**To be done**
Pictures excluded, return the lines below from the first through the line holding "(linB) at (605,255)".
----- Given data -----
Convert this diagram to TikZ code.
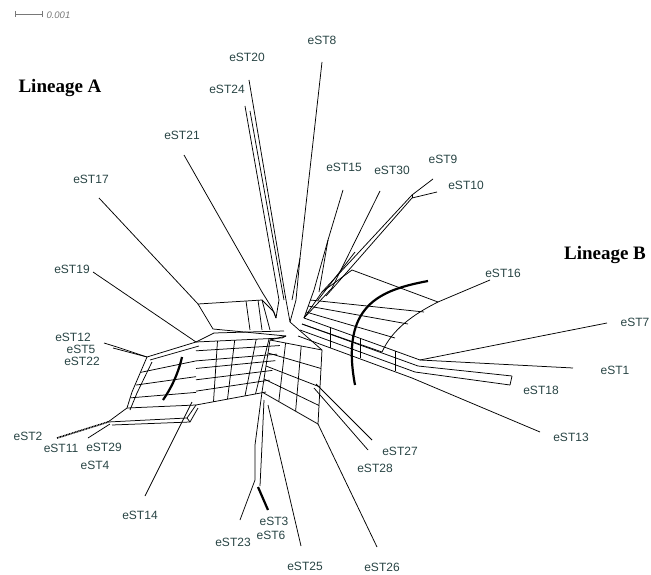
\documentclass[tikz,border=0pt]{standalone}
\usepackage{fontspec}
\setmainfont{Liberation Serif}
\setsansfont{Liberation Sans}
\usetikzlibrary{calc}
\definecolor{labelgray}{RGB}{40,68,68}
\definecolor{scalegray}{RGB}{120,120,120}
\tikzset{
	net/.style={line width=0.75pt},
	heavy/.style={line width=2.2pt},
	leaf/.style={font=\sffamily\fontsize{12}{12}\selectfont, text=labelgray, inner sep=0pt},
	lineage/.style={font=\rmfamily\bfseries\fontsize{19}{19}\selectfont, inner sep=0pt},
}

\begin{document}
\begin{tikzpicture}[x=1pt,y=-1pt]
      \useasboundingbox (0,0) rectangle (651,575);

      % scale bar
      \coordinate (sb0) at (15,14);
      \coordinate (sb1) at (42,14);
      \draw[scalegray, line width=0.7pt] (sb0) -- (sb1);
      \draw[scalegray, line width=0.7pt] ($(sb0)+(0,-3)$) -- ($(sb0)+(0,3)$);
      \draw[scalegray, line width=0.7pt] ($(sb1)+(0,-3)$) -- ($(sb1)+(0,3)$);
      \node[anchor=west, text=scalegray, font=\sffamily\itshape\fontsize{9.5}{9.5}\selectfont] (sbl) at (43,15) {0.001};

      % lineages
      \node[lineage] (linA) at (60,88) {Lineage A};
      \node[lineage] (linB) at (605,255) {Lineage B};

      % leaf labels
      \node[leaf] (l8)  at (322,40)  {eST8};
      \node[leaf] (l20) at (247,57)  {eST20};
      \node[leaf] (l24) at (227,89)  {eST24};
      \node[leaf] (l21) at (182,135) {eST21};
      \node[leaf] (l17) at (91,179)  {eST17};
      \node[leaf] (l19) at (72,269)  {eST19};
      \node[leaf] (l12) at (73,337)  {eST12};
      \node[leaf] (l5)  at (81,349)  {eST5};
      \node[leaf] (l22) at (82,361)  {eST22};
      \node[leaf] (l2)  at (28,436)  {eST2};
      \node[leaf] (l11) at (61,448)  {eST11};
      \node[leaf] (l29) at (104,447) {eST29};
      \node[leaf] (l4)  at (95,465)  {eST4};
      \node[leaf] (l14) at (140,515) {eST14};
      \node[leaf] (l23) at (233,542) {eST23};
      \node[leaf] (l3)  at (274,521) {eST3};
      \node[leaf] (l6)  at (271,535) {eST6};
      \node[leaf] (l25) at (305,566) {eST25};
      \node[leaf] (l26) at (382,567) {eST26};
      \node[leaf] (l28) at (375,468) {eST28};
      \node[leaf] (l27) at (400,451) {eST27};
      \node[leaf] (l13) at (571,437) {eST13};
      \node[leaf] (l18) at (541,390) {eST18};
      \node[leaf] (l1)  at (615,370) {eST1};
      \node[leaf] (l7)  at (635,322) {eST7};
      \node[leaf] (l16) at (503,273) {eST16};
      \node[leaf] (l10) at (466,185) {eST10};
      \node[leaf] (l9)  at (443,159) {eST9};
      \node[leaf] (l30) at (392,170) {eST30};
      \node[leaf] (l15) at (344,167) {eST15};

      % leaf ends
      \coordinate (e8)  at (322,62);
      \coordinate (e20) at (249,80);
      \coordinate (e24) at (245,106);
      \coordinate (e21) at (184,155);
      \coordinate (e17) at (99,198);
      \coordinate (e19) at (93,272);
      \coordinate (e12) at (104,343);
      \coordinate (e22) at (113,348);
      \coordinate (e2)  at (57,438);
      \coordinate (e29) at (88,438);
      \coordinate (e14) at (145,496);
      \coordinate (e23) at (240,520);
      \coordinate (e3)  at (268,510);
      \coordinate (e25) at (301,546);
      \coordinate (e26) at (377,547);
      \coordinate (e28) at (368,450);
      \coordinate (e27) at (372,440);
      \coordinate (e13) at (540,432);
      \coordinate (e18) at (510,385);
      \coordinate (e18b) at (512,376);
      \coordinate (e1)  at (573,368);
      \coordinate (e7)  at (607,323);
      \coordinate (e16) at (490,280);
      \coordinate (e10) at (437,192);
      \coordinate (e9)  at (433,179);
      \coordinate (e30) at (380,191);
      \coordinate (e15) at (343,190);

      % hub points
      \coordinate (h)   at (290,322);
      \coordinate (hA)  at (276,318);
      \coordinate (hB)  at (304,318);
      \coordinate (hC)  at (286,336);

      % top spokes
      \draw[net] (e8) -- (300,258) -- (296,300) -- (h);
      \draw[net] (300,258) -- (292,300);
      \draw[net] (e20) -- (286,300) -- (h);
      \draw[net] (e24) -- (279,300) -- (hA);
      \draw[net] (250,111) -- (284,300);
      \draw[net] (e21) -- (262,292) -- (272,308) -- (hA);
      \draw[net] (e15) -- (328,240) -- (314,290) -- (hB);
      \draw[net] (328,240) -- (319,292);
      \draw[net] (e30) -- (332,288) -- (hB);
      \draw[net] (e9) -- (412,195) -- (322,292) -- (hB);
      \draw[net] (e10) -- (412,198) -- (326,296);
      \draw[net] (412,195) -- (412,198);
      \draw[net] (355,252) -- (318,300);

      % left-top box
      \draw[net] (e17) -- (198,304) -- (262,300) -- (274,312) -- (hA);
      \draw[net] (198,304) -- (213,329) -- (hC);
      \draw[net] (214,333) -- (284,331);
      \draw[net] (246,301) -- (250,330);
      \draw[net] (258,300) -- (262,330);
      \draw[net] (262,300) -- (270,330);

      % left main block
      \coordinate (tl) at (196,342);
      \coordinate (tr) at (282,338);
      \coordinate (br) at (266,392);
      \coordinate (bl) at (196,405);
      \draw[net] (e19) -- (tl);
      \draw[net] (214,333) -- (tl);
      \foreach \t in {0,0.14,0.3,0.42,0.6,0.78,1}
        \draw[net] ($(tl)!\t!(bl)$) -- ($(tr)!\t!(br)$);
      \foreach \s in {0.25,0.45,0.7,0.85}
        \draw[net] ($(tl)!\s!(tr)$) -- ($(bl)!\s!(br)$);
      \draw[net] (tr) -- (hC);

      % left lower band
      \coordinate (q1) at (147,357);
      \coordinate (q2) at (127,408);
      \coordinate (q3) at (108,422);
      \draw[net] (e12) -- (117,347) -- (q1);
      \draw[net] (e22) -- (q1);
      \draw[net] (q1) -- (tl);
      \draw[net] (150,360) -- (199,346);
      \draw[net] (q1) -- (132,392) -- (q2) -- (q3);
      \draw[net] (152,362) -- (137,393) -- (130,410);
      \draw[heavy] (182,357) .. controls (178,375) and (170,390) .. (163,400);
      \foreach \t in {0.3,0.55,0.8}
        \draw[net] ($(q1)!\t!(q2)$) -- ($(tl)!\t!(bl)$);
      \draw[net] (q2) -- (bl);
      \draw[net] (q3) -- (187,418) -- (bl);
      \draw[net] (112,425) -- (190,422) -- (198,408);
      \draw[net] (187,418) -- (190,422);
      \draw[line width=1.6pt, dash pattern=on 1pt off 0.6pt] (e2) -- (q3);
      \draw[net] (e29) -- (110,424);
      \draw[net] (e14) -- (192,402);

      % lower centre grid
      \coordinate (ga) at (270,340);
      \coordinate (gb) at (322,350);
      \coordinate (gc) at (318,424);
      \coordinate (gd) at (262,392);
      \draw[net] (hC) -- (ga);
      \draw[net] (h) -- (gb);
      \foreach \t in {0,0.25,0.5,0.75,1}
        \draw[net] ($(ga)!\t!(gd)$) -- ($(gb)!\t!(gc)$);
      \foreach \t in {0,0.3,0.6,1}
        \draw[net] ($(ga)!\t!(gb)$) -- ($(gd)!\t!(gc)$);

      % lower spokes
      \draw[net] (gd) -- (255,445) -- (255,480) -- (e23);
      \draw[net] (264,400) -- (262,445) -- (260,486);
      \draw[heavy] (258,487) -- (e3);
      \draw[net] (268,405) -- (e25);
      \draw[net] (gc) -- (e26);
      \draw[net] (314,388) -- (e28);
      \draw[net] (316,384) -- (e27);

      % right band
      \draw[net] (hB) -- (420,360);
      \draw[net] (302,324) -- (418,366);
      \draw[net] (300,330) -- (415,372);
      \draw[net] (298,336) -- (412,378);
      \foreach \x in {330,360,395}
        \draw[net] (\x,{318+(\x-304)*0.36}) -- (\x,{336+(\x-298)*0.36});
      \draw[net] (420,360) -- (e1);
      \draw[net] (420,360) -- (e7);
      \draw[net] (418,366) -- (e18b);
      \draw[net] (415,372) -- (e18);
      \draw[net] (e18) -- (e18b);
      \draw[net] (412,378) -- (e13);

      % right fan box
      \coordinate (ar0) at (438,302);
      \coordinate (ar1) at (382,352);
      \draw[net] (e16) -- (ar0);
      \draw[net] (ar0) .. controls (412,315) and (392,330) .. (ar1);
      \draw[net] (352,270) -- (ar0);
      \draw[net] (322,292) -- (352,270);
      \draw[net] (310,300) -- (424,312);
      \draw[net] (308,306) -- (408,324);
      \draw[net] (306,312) -- (395,338);
      \draw[net] (ar1) -- (302,324);
      \draw[heavy] (428,281) .. controls (380,290) and (340,305) .. (355,385);
\end{tikzpicture}
\end{document}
-----
**Result of the task**
Convert this diagram to TikZ code.
\documentclass[tikz,border=0pt]{standalone}
\usepackage{fontspec}
\setmainfont{Liberation Serif}
\setsansfont{Liberation Sans}
\usetikzlibrary{calc}
\definecolor{labelgray}{RGB}{40,68,68}
\definecolor{scalegray}{RGB}{120,120,120}
\tikzset{
	net/.style={line width=0.75pt},
	heavy/.style={line width=2.2pt},
	leaf/.style={font=\sffamily\fontsize{12}{12}\selectfont, text=labelgray, inner sep=0pt},
	lineage/.style={font=\rmfamily\bfseries\fontsize{19}{19}\selectfont, inner sep=0pt},
}

\begin{document}
\begin{tikzpicture}[x=1pt,y=-1pt]
      \useasboundingbox (0,0) rectangle (651,575);

      % scale bar
      \coordinate (sb0) at (15,14);
      \coordinate (sb1) at (42,14);
      \draw[scalegray, line width=0.7pt] (sb0) -- (sb1);
      \draw[scalegray, line width=0.7pt] ($(sb0)+(0,-3)$) -- ($(sb0)+(0,3)$);
      \draw[scalegray, line width=0.7pt] ($(sb1)+(0,-3)$) -- ($(sb1)+(0,3)$);
      \node[anchor=west, text=scalegray, font=\sffamily\itshape\fontsize{9.5}{9.5}\selectfont] (sbl) at (43,15) {0.001};

      % lineages
      \node[lineage] (linA) at (60,88) {Lineage A};
      \node[lineage] (linB) at (605,255) {Lineage B};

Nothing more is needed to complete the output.